Colvin has already assembled a team of several “advisors” of various campus affiliations to offer their perspectives in the coming year.
“I just want to assure people that USG and I are gonna be here, regardless of what’s going to happen in the fall semester,” Colvin said. “I want to ensure that we’re supporting you and looking at big picture stuff, [but] also just making sure that things are set up for next year so that if things return back to normal, we will be able to get up, carry on, and be good citizens of the world and of Princeton.”
Alag did not respond to a request for comment at the time of publication.
The 2021 Class Government will include President Emma Parish ’21, Vice President Sanjana Duggirala ’21, Treasurer Kavya Chaturvedi ’21, Social Chair Phoebe Park ’21, and Secretary Arielle Mindel ’21.
Of the contested candidates, Chaturvedi won with 72 percent of the total votes, beating out competitor Calista Lee ’21 by 311 votes. Park won with 63 percent of the total votes, with 187 votes over Lane Mahoney ’21.
“I’m thrilled to continue working in Class Government for another year!” Chaturvedi wrote to the ‘Prince’ in an email. “Hopefully we will all be back together on campus next fall, and I’m looking forward to planning events that make our senior year special, given that this year was cut short.”

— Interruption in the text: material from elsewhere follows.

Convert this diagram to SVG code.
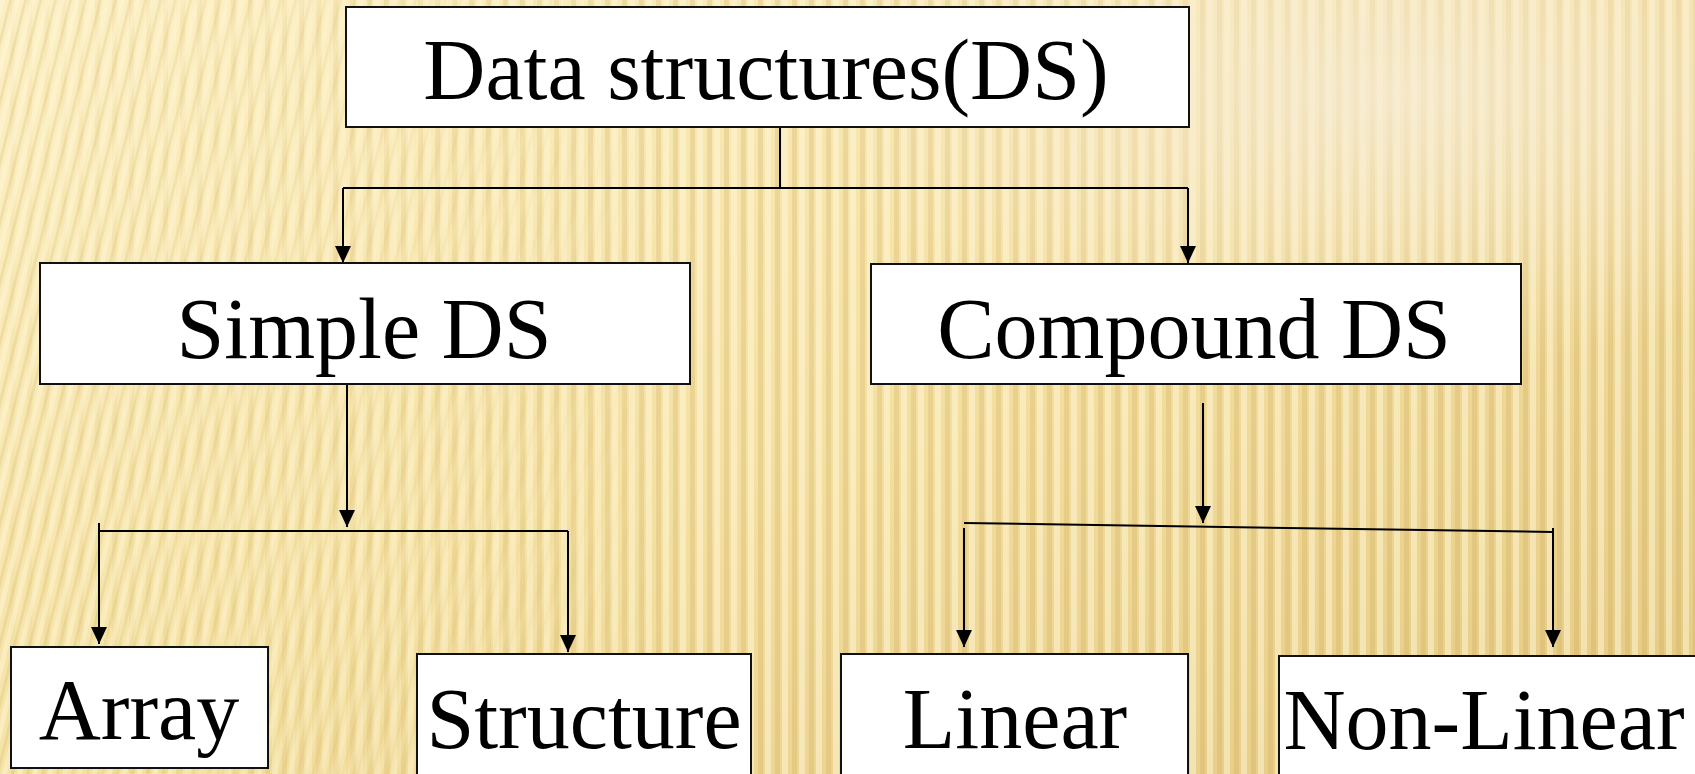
<svg xmlns="http://www.w3.org/2000/svg" width="1695" height="774" viewBox="0 0 1695 774">
<style>
.box{fill:#ffffff;stroke:#111;stroke-width:2}
.lbl{font-family:"Liberation Serif","Times New Roman",serif;font-size:86px;fill:#000;text-anchor:middle}
.con{fill:none;stroke:#000;stroke-width:2}
</style>
<defs>
<linearGradient id="bg" x1="0" y1="0" x2="1" y2="1">
<stop offset="0" stop-color="#fcefc2"/>
<stop offset="0.5" stop-color="#f5e1a2"/>
<stop offset="1" stop-color="#e4c87f"/>
</linearGradient>
<radialGradient id="glow" cx="0.82" cy="0.12" r="0.35">
<stop offset="0" stop-color="#f7ecd6" stop-opacity="0.8"/>
<stop offset="1" stop-color="#f7ecd6" stop-opacity="0"/>
</radialGradient>
<pattern id="stripes" width="17" height="20" patternUnits="userSpaceOnUse">
<rect x="0" y="0" width="6" height="20" fill="#fff8dc" opacity="0.5"/>
<rect x="10" y="0" width="5" height="20" fill="#c29f50" opacity="0.22"/>
</pattern>
<pattern id="stripesL" width="15" height="20" patternUnits="userSpaceOnUse" patternTransform="skewX(-14)">
<rect x="0" y="0" width="5" height="20" fill="#fff8dc" opacity="0.45"/>
<rect x="9" y="0" width="3" height="20" fill="#c29f50" opacity="0.18"/>
</pattern>
<linearGradient id="fadeL" x1="0" y1="0" x2="1" y2="0">
<stop offset="0" stop-color="#fff" stop-opacity="1"/>
<stop offset="1" stop-color="#fff" stop-opacity="0"/>
</linearGradient>
<mask id="mL"><rect x="0" y="0" width="700" height="774" fill="url(#fadeL)"/></mask>
<linearGradient id="fadeR" x1="0" y1="0" x2="1" y2="0">
<stop offset="0" stop-color="#fff" stop-opacity="0.2"/>
<stop offset="0.4" stop-color="#fff" stop-opacity="1"/>
</linearGradient>
<mask id="mR"><rect x="0" y="0" width="1695" height="774" fill="url(#fadeR)"/></mask>
<marker id="arr" markerWidth="20" markerHeight="18" refX="17" refY="8" orient="auto" markerUnits="userSpaceOnUse">
<path d="M0,0 L17,8 L0,16 Z" fill="#000"/>
</marker>
</defs>
<rect x="0" y="0" width="1695" height="774" fill="url(#bg)"/>
<rect x="0" y="0" width="1695" height="774" fill="url(#stripes)" mask="url(#mR)"/>
<rect x="0" y="0" width="700" height="774" fill="url(#stripesL)" mask="url(#mL)"/>
<rect x="0" y="0" width="1695" height="774" fill="url(#glow)"/>

<g id="connectors">
<path class="con" d="M780 127 V188 M343 188 H1188"/>
<path class="con" d="M343 188 V263" marker-end="url(#arr)"/>
<path class="con" d="M1188 188 V263" marker-end="url(#arr)"/>
<path class="con" d="M347 384 V527" marker-end="url(#arr)"/>
<path class="con" d="M99 531 H568"/>
<path class="con" d="M99 523 V644" marker-end="url(#arr)"/>
<path class="con" d="M568 531 V652" marker-end="url(#arr)"/>
<path class="con" d="M1203 403 V523" marker-end="url(#arr)"/>
<path class="con" d="M964 523 L1553 532"/>
<path class="con" d="M964 528 V647" marker-end="url(#arr)"/>
<path class="con" d="M1553 528 V647" marker-end="url(#arr)"/>
</g>

<g id="node-ds">
<rect class="box" x="346" y="7" width="843" height="120"/>
<text class="lbl" x="766" y="99">Data structures(DS)</text>
</g>
<g id="node-simple">
<rect class="box" x="40" y="263" width="650" height="121"/>
<text class="lbl" x="364" y="358">Simple DS</text>
</g>
<g id="node-compound">
<rect class="box" x="871" y="264" width="650" height="120"/>
<text class="lbl" x="1194" y="358">Compound DS</text>
</g>
<g id="node-array">
<rect class="box" x="11" y="647" width="257" height="121"/>
<text class="lbl" x="139" y="739">Array</text>
</g>
<g id="node-structure">
<rect class="box" x="417" y="654" width="334" height="130"/>
<text class="lbl" x="584" y="748">Structure</text>
</g>
<g id="node-linear">
<rect class="box" x="841" y="654" width="347" height="130"/>
<text class="lbl" x="1015" y="748">Linear</text>
</g>
<g id="node-nonlinear">
<rect class="box" x="1279" y="656" width="430" height="130"/>
<text class="lbl" x="1484" y="749">Non-Linear</text>
</g>
</svg>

“I’m especially enthusiastic about using this time to start planning for 2021’s Commencement, and I’m excited to start working with more of our class on the Commencement Committee soon,” she continued.

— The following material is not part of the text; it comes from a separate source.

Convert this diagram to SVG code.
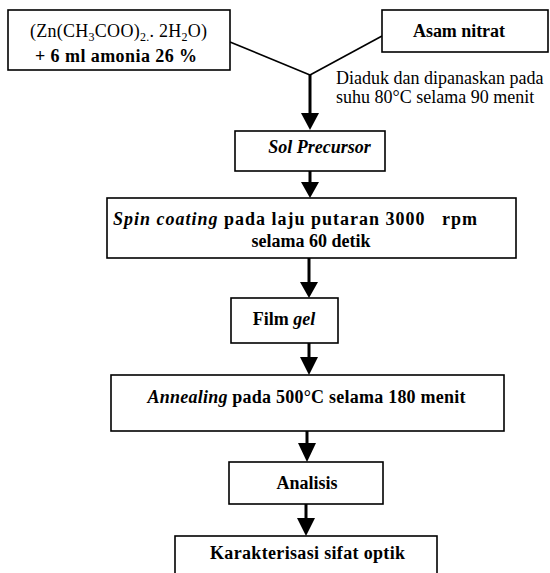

Park did not respond to a request for comment at the time of publication.
The 2022 Class Government will include President Santiago Guiran ’22, Vice President Josh Haile ’22, Treasurer Mansi Totwani ’22, Social Chair Debby Park ’22, and Secretary Mariah Crawford ’22.
Of the contested candidates, Haile beat incumbent Gabe Lebeau ’22 by a mere 41 votes, and Crawford won over Aydan Çelik ’22 by 321 votes.
Neither Haile nor Crawford responded to a request for comment at the time of publication.
The 2023 Class Government will include President Taryn Sebba ’23, Vice President Fatinah Albeez ’23, Treasurer Melissa Chun ’23, and Secretary Noah Maxwell ’23.
Of the contested candidates, Sebba gained 67 percent of votes, 273 more than opponent Sophie Singletary ’23.
“I decided to run because I have loved representing our class so incredibly much this year, and I want to continue the work that we were able to do,” Sebba said. “I also have a lot of really exciting ideas for next year.”
Of those ideas, Sebba discussed her soon-to-be-launched grandparent class mentorship program, “soirees after eating club allegiances are made,” tailgates for athletic or performance art events, and professional panels with alumni.
“A lot of changes happen during sophomore year, and throughout this, I want to make sure that our class is unified,” Sebba said.
“Now, more than ever, I feel like we need a compassionate and kind leader to unify us all, and I felt as though I would be the best to do that,” she continued. “I am so grateful and overwhelmed to have been elected into this position.”